Home Apparel Apparel export to US sees around 46% growth in January

Apparel export to US sees around 46% growth in January

Bangladesh has emerged as the fastest-growing apparel exporter to the United States in January 2025, achieving a remarkable 45.93% year-on-year growth, according to the latest data published by the Office of Textiles and Apparel (Otexa) and compiled by the Bangladesh Garment Manufacturers and Exporters Association (BGMEA).

As per the data, US imports of Bangladeshi apparel reached $799.65 million in January 2025, a significant jump from $547.95 million in the same month of 2024. This growth rate outpaced all other major suppliers, including Indonesia (41.70%), India (33.64%), and Vietnam (19.90%).

The overall US apparel import market grew by 19.46% year-on-year to $7.2 billion during the same period. 

The rise in exports from countries like Indonesia, India, and Cambodia suggests a diversification of sourcing by US buyers, possibly influenced by competitive costs and geopolitical considerations.

Meanwhile, China’s slower growth and Honduras’s sharp decline indicate shifting dynamics in global sourcing patterns. Factors such as trade policies, production costs, and sustainability requirements continue to shape these trends.

Despite global economic challenges, Bangladesh’s competitive pricing, enhanced production capabilities, and commitment to sustainable and ethical manufacturing practices have likely contributed to this robust growth in January.

Industry insiders opined that the diversification of sourcing by US retailers, coupled with Bangladesh’s ongoing efforts to enhance factory compliance and sustainability, has strengthened its position in the global apparel supply chain.

Talking to The Business Standard, Mohiuddin Rubel, a former director of BGMEA, said, “As Bangladesh continues to invest in sustainability and innovation, the country’s apparel sector is poised for continued growth.”
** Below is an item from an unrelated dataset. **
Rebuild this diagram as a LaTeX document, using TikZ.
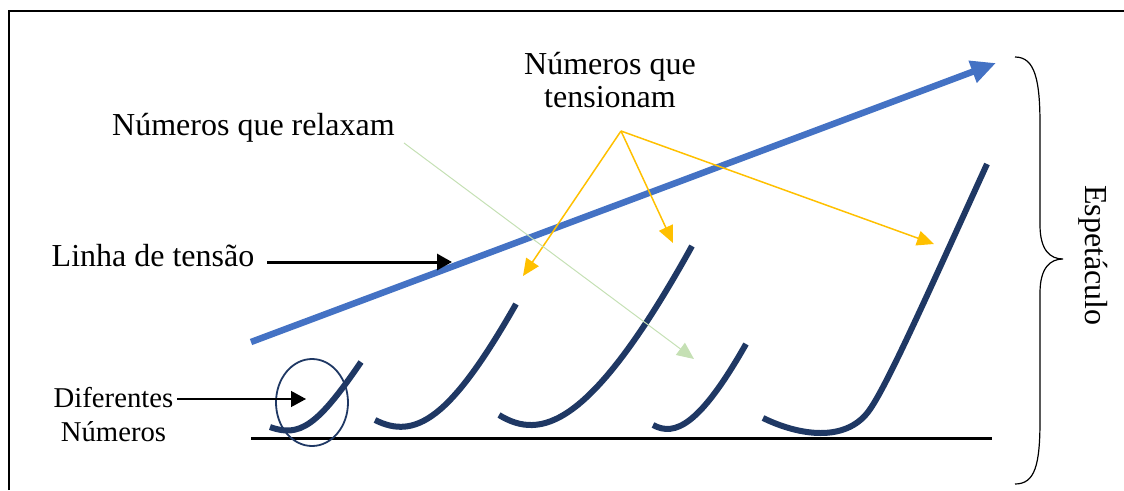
\documentclass[tikz,border=0pt]{standalone}
\usepackage{fontspec}
\setmainfont{Liberation Serif}
\usetikzlibrary{arrows.meta,shapes.geometric}

\definecolor{tensaoblue}{HTML}{4472C4}
\definecolor{numnavy}{HTML}{1F3864}
\definecolor{tensgold}{HTML}{FFC000}
\definecolor{relaxgreen}{HTML}{C5E0B4}

\begin{document}
\begin{tikzpicture}[x=1pt,y=-1pt,
    bigtxt/.style={font=\fontsize{32}{33}\selectfont,inner sep=0pt},
    smalltxt/.style={font=\fontsize{28.7}{34}\selectfont,inner sep=0pt},
    numcurve/.style={numnavy,line width=6pt},
    goldarrow/.style={tensgold,line width=1.5pt,-{Triangle[length=17pt,width=15pt]}},
    blackarrow/.style={black,-{Triangle[length=15pt,width=16pt]}}]
  \useasboundingbox (0,0) rectangle (1124,490);
  \draw[line width=2.5pt] (9,490) -- (9,11) -- (1124,11);

  % labels (base of a two-line node is its last line)
  \node[bigtxt,anchor=base west] (relax) at (112,135) {Números que relaxam};
  \node[bigtxt,anchor=base,align=center] (tens) at (610,107) {Números que\\tensionam};
  \node[bigtxt,anchor=base west] (linha) at (51.5,266.7) {Linha de tensão};
  \node[smalltxt,anchor=base,align=center] (dif) at (113.5,441) {Diferentes\\Números};
  \node[bigtxt,anchor=base west,rotate=-90] (espet) at (1085,185) {Espetáculo};

  % line of tension
  \coordinate (tstart) at (251,342);
  \coordinate (tend) at (996,63);
  \draw[tensaoblue,line width=6.5pt,-{Triangle[length=25pt,width=22pt]}] (tstart) -- (tend);

  % the numbers
  \draw[line width=3pt] (251,438) -- (992,438);
  \draw[numcurve] (270,427) .. controls (300,438) and (318,425) .. (361,362);
  \draw[numcurve] (375,420) .. controls (415,440) and (450,420) .. (516,304);
  \draw[numcurve] (499,415) .. controls (540,440) and (590,430) .. (692,246);
  \draw[numcurve] (653,425) .. controls (675,437) and (700,425) .. (746,344);
  \draw[numcurve] (763,418) .. controls (800,436) and (845,442) .. (868,412)
    .. controls (885,390) and (925,300) .. (987,164);
  \node[draw=numnavy,line width=1.8pt,ellipse,minimum width=72pt,minimum height=87pt,inner sep=0pt] (circ) at (312,402.5) {};

  % pointers
  \coordinate (linhatip) at (452,262);
  \draw[blackarrow,line width=3pt] ([xshift=13pt,yshift=4.7pt]linha.base east) -- (linhatip);
  \coordinate (diftip) at (306,399);
  \draw[blackarrow,line width=1.3pt] ([xshift=4pt,yshift=42pt]dif.base east) -- (diftip);

  \coordinate (tsrc) at (621,131);
  \coordinate (t1) at (523,276);
  \coordinate (t2) at (673,243);
  \coordinate (t3) at (934,244);
  \foreach \t in {t1,t2,t3}
    \draw[goldarrow] (tsrc) -- (\t);

  \coordinate (rsrc) at (404,143);
  \coordinate (rtip) at (694,359);
  \draw[relaxgreen,line width=1pt,-{Triangle[length=17pt,width=15pt]}] (rsrc) -- (rtip);

  % brace
  \draw[line width=1.2pt] (1015,57) .. controls (1035,57) and (1040,80) .. (1040,125)
    -- (1040,225) .. controls (1040,250) and (1050,259) .. (1063,259)
    .. controls (1050,259) and (1040,268) .. (1040,293)
    -- (1040,420) .. controls (1040,465) and (1035,484) .. (1015,484);
\end{tikzpicture}
\end{document}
He also emphasised the need to diversify product offerings to sustain this momentum.

Among the other major exporting countries, China has maintained its position relative to the US, with apparel exports rising by 13.72% to $1.6 billion from $1.41 billion in January 2024. While the growth is steady, it’s relatively lower compared to some emerging competitors.

Vietnam also recorded a 19.90% increase in exports, reaching $1.44 billion, showcasing its sustained competitiveness in the US market. 
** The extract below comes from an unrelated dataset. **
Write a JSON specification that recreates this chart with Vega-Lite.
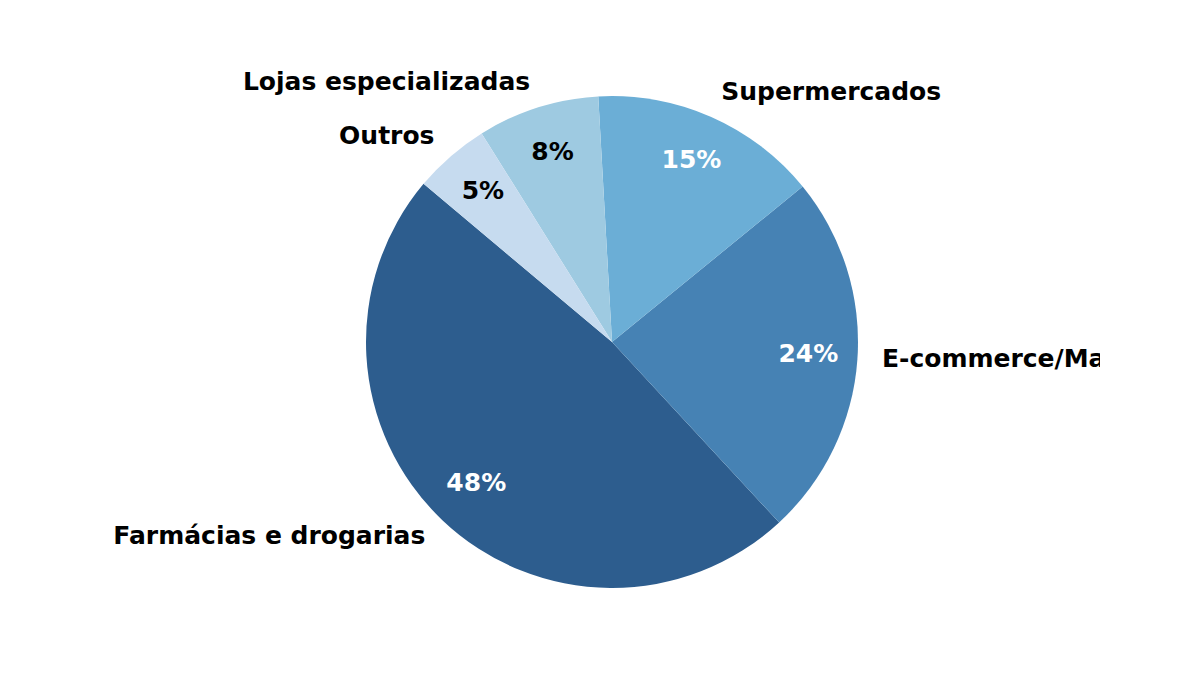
{
  "$schema": "https://vega.github.io/schema/vega-lite/v6.json",
  "autosize": {"type": "none"},
  "padding": {"left": 124, "top": 9, "right": 100, "bottom": 0},
  "width": 976,
  "height": 666,
  "background": "white",
  "view": {"stroke": null},
  "data": {
    "values": [
      {"canal": "Farmácias e drogarias", "share": 0.48},
      {"canal": "E-commerce/Marketplaces", "share": 0.24},
      {"canal": "Supermercados", "share": 0.15},
      {"canal": "Lojas especializadas", "share": 0.08},
      {"canal": "Outros", "share": 0.05}
    ]
  },
  "encoding": {
    "theta": {
      "field": "share",
      "type": "quantitative",
      "stack": true,
      "scale": {"range": [-0.87266, 5.41052]}
    },
    "order": {"field": "share", "type": "quantitative", "sort": "ascending"}
  },
  "layer": [
    {
      "mark": {"type": "arc", "radius": 246},
      "encoding": {
        "color": {
          "field": "canal",
          "type": "nominal",
          "legend": null,
          "scale": {
            "domain": ["Farmácias e drogarias", "E-commerce/Marketplaces", "Supermercados", "Lojas especializadas", "Outros"],
            "range": ["#2d5d8e", "#4682b4", "#6baed6", "#9ecae1", "#c6dbef"]
          }
        }
      }
    },
    {
      "mark": {"type": "text", "radius": 196.8, "font": "DejaVu Sans", "fontWeight": "bold", "fontSize": 25, "baseline": "middle", "align": "center", "dy": -2},
      "encoding": {
        "text": {"field": "share", "type": "quantitative", "format": ".0%"},
        "color": {"condition": {"test": "datum.share >= 0.1", "value": "white"}, "value": "black"}
      }
    },
    {
      "mark": {"type": "text", "radius": 270.6, "font": "DejaVu Sans", "fontWeight": "bold", "fontSize": 25, "baseline": "middle", "align": "left", "clip": true, "color": "black", "dy": -2},
      "encoding": {
        "text": {"condition": {"test": "indexof(['Supermercados', 'E-commerce/Marketplaces'], datum.canal) >= 0", "field": "canal"}, "value": ""}
      }
    },
    {
      "mark": {"type": "text", "radius": 270.6, "font": "DejaVu Sans", "fontWeight": "bold", "fontSize": 25, "baseline": "middle", "align": "right", "color": "black", "dy": -2},
      "encoding": {
        "text": {"condition": {"test": "indexof(['Supermercados', 'E-commerce/Marketplaces'], datum.canal) < 0", "field": "canal"}, "value": ""}
      }
    }
  ]
}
Indonesia has achieved an impressive growth of 41.70%, with exports rising from $296.36 million to $419.95 million, positioning it among the fastest-growing exporters.

India exported $473.27 million worth of apparel, marking a 33.64% year-on-year growth, while Cambodia posted a strong growth of 29.95%, with exports rising to $324.99 million.
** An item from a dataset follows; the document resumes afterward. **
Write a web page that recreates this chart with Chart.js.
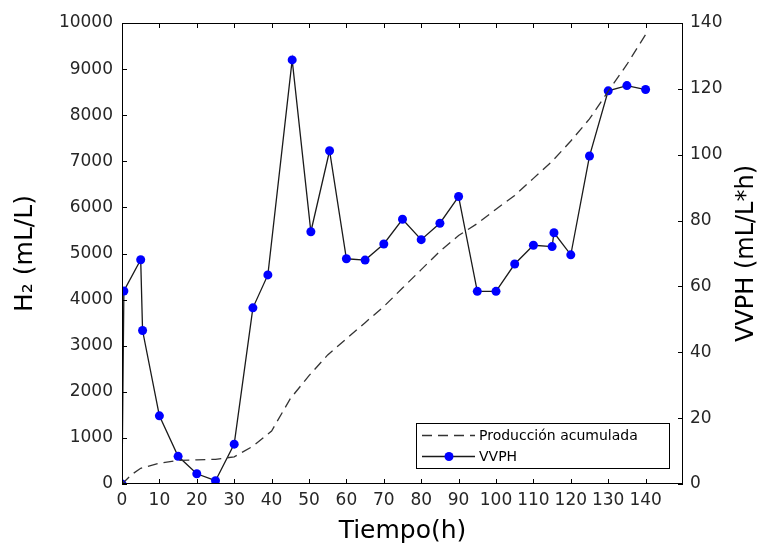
<!DOCTYPE html>
<html>
<head>
<meta charset="utf-8">
<script src="https://cdn.jsdelivr.net/npm/chart.js@4.4.1/dist/chart.umd.min.js"></script>
<style>
  html, body { margin: 0; padding: 0; background: #fff; }
  #wrap { width: 760px; height: 546px; }
</style>
</head>
<body>
<div id="wrap"><canvas id="chart" width="760" height="546"></canvas></div>
<script>
// VVPH (right axis)
const tiempoVVPH = [0, 0.5, 5, 5.5, 10, 15, 20, 25, 30, 35, 39, 45.5, 50.5, 55.5, 60, 65, 70, 75, 80, 85, 90, 95, 100, 105, 110, 115, 115.5, 120, 125, 130, 135, 140];
const vvph = [0, 58.6, 68.1, 46.6, 20.7, 8.4, 3.1, 1.0, 12.1, 53.5, 63.5, 128.8, 76.6, 101.2, 68.4, 68.0, 72.9, 80.4, 74.2, 79.2, 87.3, 58.5, 58.5, 66.8, 72.5, 72.1, 76.3, 69.6, 99.6, 119.4, 121.0, 119.8];

// Produccion acumulada (left axis)
const tiempoProd = [0, 2.5, 5, 10, 15, 20, 25, 30, 35, 40, 45, 50, 55, 60, 65, 70, 75, 80, 85, 90, 95, 100, 105, 110, 115, 120, 125, 130, 135, 140];
const produccion = [0, 200, 340, 450, 510, 525, 535, 590, 820, 1150, 1850, 2350, 2800, 3150, 3500, 3850, 4250, 4650, 5050, 5390, 5650, 5960, 6260, 6630, 7000, 7440, 7920, 8520, 9100, 9750];

const xTicks = [0, 10, 20, 30, 40, 50, 60, 70, 80, 90, 100, 110, 120, 130, 140];

const textColor = '#262626';
const fontFam = '"DejaVu Sans", sans-serif';

// box, inward ticks, right title and legend
const decoPlugin = {
  id: 'deco',
  afterDraw(chart) {
    const ctx = chart.ctx;
    const a = chart.chartArea;
    const sx = chart.scales.x, sy = chart.scales.y, sy1 = chart.scales.y1;
    const tl = 5;
    ctx.save();
    ctx.strokeStyle = '#000';
    ctx.lineWidth = 1;
    ctx.strokeRect(a.left + 0.5, a.top + 0.5, a.right - a.left - 1, a.bottom - a.top - 1);
    ctx.beginPath();
    xTicks.forEach(v => {
      const px = Math.round(sx.getPixelForValue(v)) + 0.5;
      ctx.moveTo(px, a.bottom); ctx.lineTo(px, a.bottom - tl);
      ctx.moveTo(px, a.top); ctx.lineTo(px, a.top + tl);
    });
    sy.ticks.forEach(t => {
      const py = Math.round(sy.getPixelForValue(t.value)) + 0.5;
      ctx.moveTo(a.left, py); ctx.lineTo(a.left + tl, py);
    });
    sy1.ticks.forEach(t => {
      const py = Math.round(sy1.getPixelForValue(t.value)) + 0.5;
      ctx.moveTo(a.right, py); ctx.lineTo(a.right - tl, py);
    });
    ctx.stroke();

    // right axis title, reading bottom to top
    ctx.fillStyle = '#000';
    ctx.font = '24px ' + fontFam;
    ctx.textAlign = 'center';
    ctx.textBaseline = 'middle';
    ctx.translate(747, (a.top + a.bottom) / 2);
    ctx.rotate(-Math.PI / 2);
    ctx.fillText('VVPH (mL/L*h)', 0, 0);
    ctx.restore();

    // legend inside plot
    ctx.save();
    const bw = 253, bh = 45;
    const bx = a.right - 14 - bw, by = a.bottom - 16 - bh;
    ctx.fillStyle = '#fff';
    ctx.fillRect(bx, by, bw, bh);
    ctx.strokeStyle = '#000';
    ctx.lineWidth = 1;
    ctx.strokeRect(bx + 0.5, by + 0.5, bw, bh);
    ctx.font = '14px ' + fontFam;
    ctx.textBaseline = 'middle';
    ctx.textAlign = 'left';
    chart.data.datasets.forEach((ds, i) => {
      const ly = by + 12.5 + i * 21;
      ctx.beginPath();
      ctx.strokeStyle = ds.borderColor;
      ctx.lineWidth = ds.borderWidth;
      ctx.setLineDash(ds.borderDash || []);
      ctx.moveTo(bx + 6, ly); ctx.lineTo(bx + 59, ly);
      ctx.stroke();
      ctx.setLineDash([]);
      if (ds.pointRadius > 0) {
        ctx.beginPath();
        ctx.fillStyle = ds.pointBackgroundColor;
        ctx.arc(bx + 33, ly, ds.pointRadius, 0, Math.PI * 2);
        ctx.fill();
      }
      ctx.fillStyle = '#000';
      ctx.fillText(ds.label, bx + 63, ly + 1);
    });
    ctx.restore();
  }
};

const plain = v => String(v);

new Chart(document.getElementById('chart'), {
  type: 'line',
  data: {
    datasets: [
      {
        label: 'Producción acumulada',
        data: tiempoProd.map((t, i) => ({ x: t, y: produccion[i] })),
        yAxisID: 'y',
        borderColor: '#333333',
        borderWidth: 1.3,
        borderDash: [10, 6],
        pointRadius: 0,
        tension: 0,
        fill: false
      },
      {
        label: 'VVPH',
        data: tiempoVVPH.map((t, i) => ({ x: t, y: vvph[i] })),
        yAxisID: 'y1',
        borderColor: '#1a1a1a',
        borderWidth: 1.3,
        pointRadius: 4.5,
        pointBackgroundColor: '#0000ff',
        pointBorderWidth: 0,
        pointBorderColor: '#0000ff',
        tension: 0,
        fill: false
      }
    ]
  },
  options: {
    responsive: false,
    animation: false,
    layout: { padding: { top: 23, left: 0, right: 0, bottom: 0 } },
    plugins: {
      legend: { display: false },
      tooltip: { enabled: false }
    },
    scales: {
      x: {
        type: 'linear',
        min: 0,
        max: 150,
        afterFit: s => { s.height = 62; },
        afterBuildTicks: s => { s.ticks = xTicks.map(v => ({ value: v })); },
        grid: { display: false, drawTicks: false },
        border: { display: false },
        ticks: { color: textColor, font: { family: fontFam, size: 17 }, padding: 6, maxRotation: 0, autoSkip: false, callback: plain },
        title: { display: true, text: 'Tiempo(h)', color: '#000', font: { family: fontFam, size: 25 }, padding: { top: 0, bottom: 0 } }
      },
      y: {
        position: 'left',
        min: 0,
        max: 10000,
        afterFit: s => { s.width = 122; },
        grid: { display: false, drawTicks: false },
        border: { display: false },
        ticks: { stepSize: 1000, color: textColor, font: { family: fontFam, size: 17 }, padding: 9, callback: plain },
        title: { display: true, text: 'H₂ (mL/L)', color: '#000', font: { family: fontFam, size: 25 }, padding: { top: 10, bottom: 0 } }
      },
      y1: {
        position: 'right',
        min: 0,
        max: 140,
        afterFit: s => { s.width = 77; },
        grid: { display: false, drawTicks: false },
        border: { display: false },
        ticks: { stepSize: 20, color: textColor, font: { family: fontFam, size: 17 }, padding: 7, callback: plain }
      }
    }
  },
  plugins: [decoPlugin]
});
</script>
</body>
</html>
Mexico saw marginal growth of 1.26%, indicating relatively stagnant performance compared to others.

However, Honduras has faced a sharp decline, with exports falling by 26.10% to $112.02 million, highlighting competitive pressures or supply challenges.

Faruque Hassan, a former BGMEA president, said American buyers are placing more orders in Bangladesh, as reflected in recent import data.

He explained that US imports recorded in January indicate that goods were shipped prior to that month, likely in late November or December last year.

He also expressed optimism that the US market will improve in the coming months, with an increase in global sourcing.

He also pointed out that some orders are shifting from China to Bangladesh due to an additional 10% duty imposed by the Trump administration on Chinese exports to the US from last month.

Furthermore, additional tariff measures were to be imposed on US imports from China and Mexico starting from 4 March. 

Under the new regulations, Chinese exports to the US will face an additional 10% duty, while Mexican exports will be subjected to a 25% duty.

Previously, Mexican exports benefited from zero duty under the North American Free Trade Agreement (NAFTA).

China has also imposed a 15% duty on US cotton imports. 

Faruque highlighted that this measure will benefit Bangladeshi spinning and textile millers by enabling them to purchase cotton at more competitive prices.

To capitalise on these opportunities, he said the government must address four major issues: ensuring an uninterrupted supply of gas and electricity, reducing prices, improving customs services, and strengthening law and order management.

The former BGMEA president added that attracting new investment and securing orders for Bangladesh depends on maintaining law and order, which remains a top priority. “The government should take immediate steps to stabilise the situation.”